In de doorlopende serie interviews met kopstukken uit de Amersfoortse cultuursector interviewde ik D66-wethouder Fatma Koser Kaya. Het werd een geanimeerd gesprek. Vreemd genoeg mag De Stadsbron, de lokale journalistieke site van Amersfoort, het interview niet promoten van Facebook, zo liet de redactie gisteren weten. Onduidelijk is waarom. Hier een fragment, het hele verhaal uiteraard op De Stadsbron:
‘Ik geloof niet in van bovenaf opleggen. Dan wordt het niet gedragen en dan wordt het ook ingewikkelder om te kiezen. Je uiteindelijke keuze moet wel gedragen worden. Dat vind ik heel belangrijk. ik ben ingehuurd door Amersfoort en ik wil dat Amersfoort een brede culturele sector heeft die gedragen en gezien wordt door de samenleving, en die past bij een groeiende stad.’
Hoeveel tijd heeft u daarvoor afgesproken? Vier jaar, acht jaar?
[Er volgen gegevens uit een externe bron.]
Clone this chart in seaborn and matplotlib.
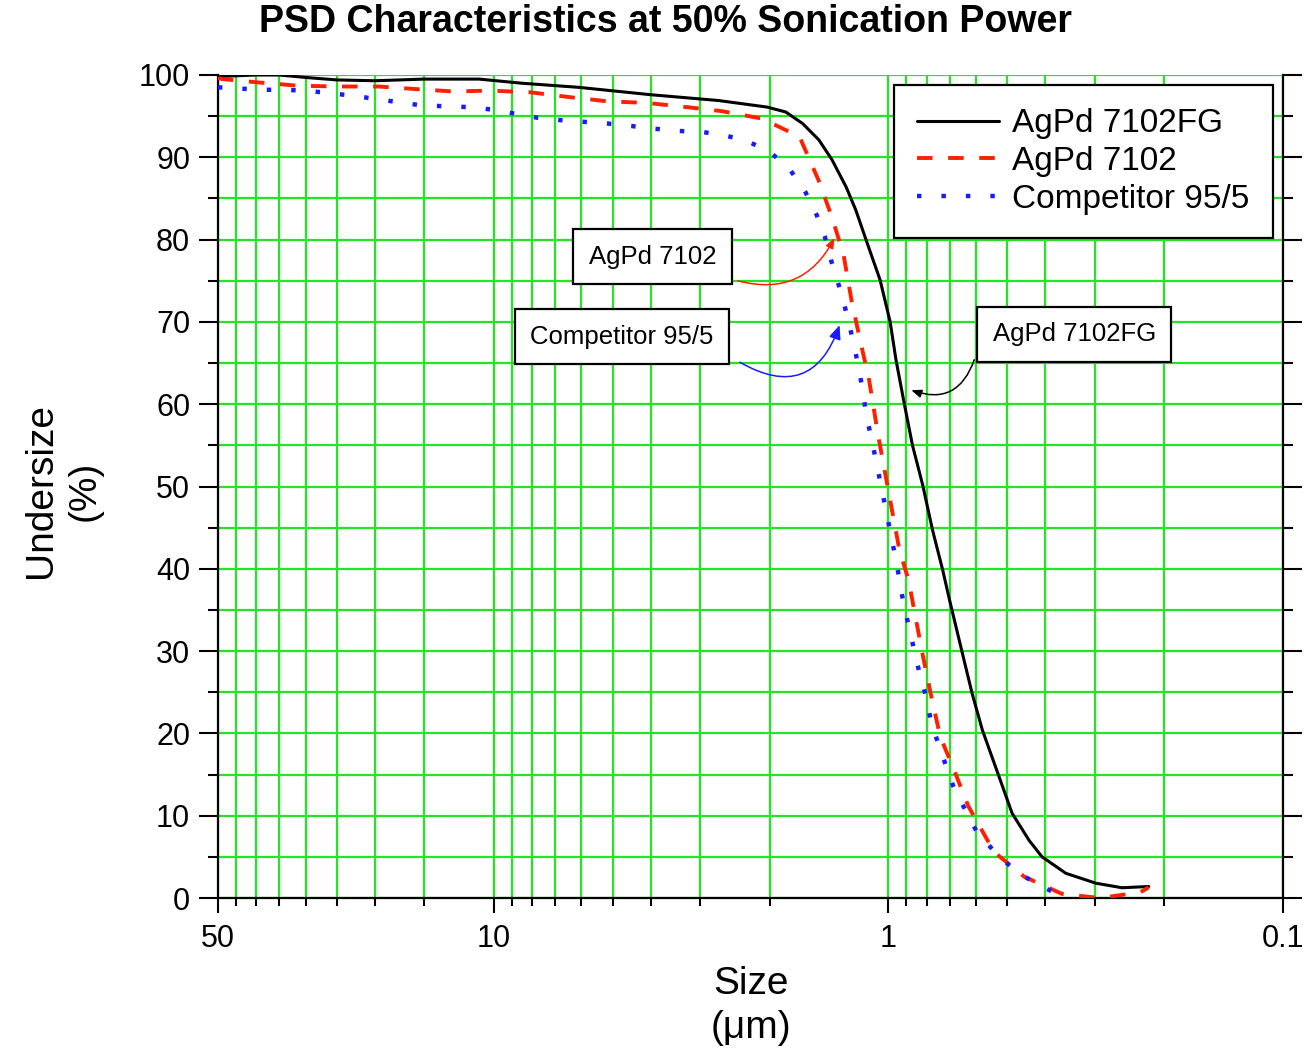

(Ze lacht luid) ‘Daar kan je niets over zeggen, want dat kan democratisch niet. Eerst wordt een Raad gekozen en daarna kom jij aan bod. Je gaan daar niet een voorschot op nemen. Dat vind ik echt niet kunnen, dus uw vraag aan mij is een hele foute!’
Die moet je zo nu en dan stellen. Maar er staat dus wel een stip aan de horizon voor over vier jaar?
Ja, daar ben ik voor ingehuurd.’
Dat er dan meer staat dan er nu staat?
‘Er staat nu al heel veel, alleen moet het versterkt worden, verbreed worden, en de toekomst invulling geven, zodat, of ik hier nu over vier jaar nog ben of niet, die trein wel op de rails is gezet, en dat het begint te rijden, en je weet waar je wilt uitkomen.’
De burgemeester heeft deze stad de meest gemiddelde…
(Slaat op tafel) ‘O, God…’
…stad van Nederland genoemd.
‘Jullie zijn ook niet vernieuwend, he.’
Ik hoorde hem pas net woensdag…
‘Wij zijn buitengewoon in gewoon zijn. We willen voorkomen dat je straks zelf weer iets als bestuur verzint wat helemaal niet gedragen wordt door de bevolking. Misschien zit dat in mijn DNA. Ik zit in een heel andere manier van politiek bedrijven. Het is niet: ‘Wij vragen, u draait’, maar ‘Hoe gaan we datgene wat de stad nodig vindt mogelijk maken’ en daar is inhoud altijd leidend in.’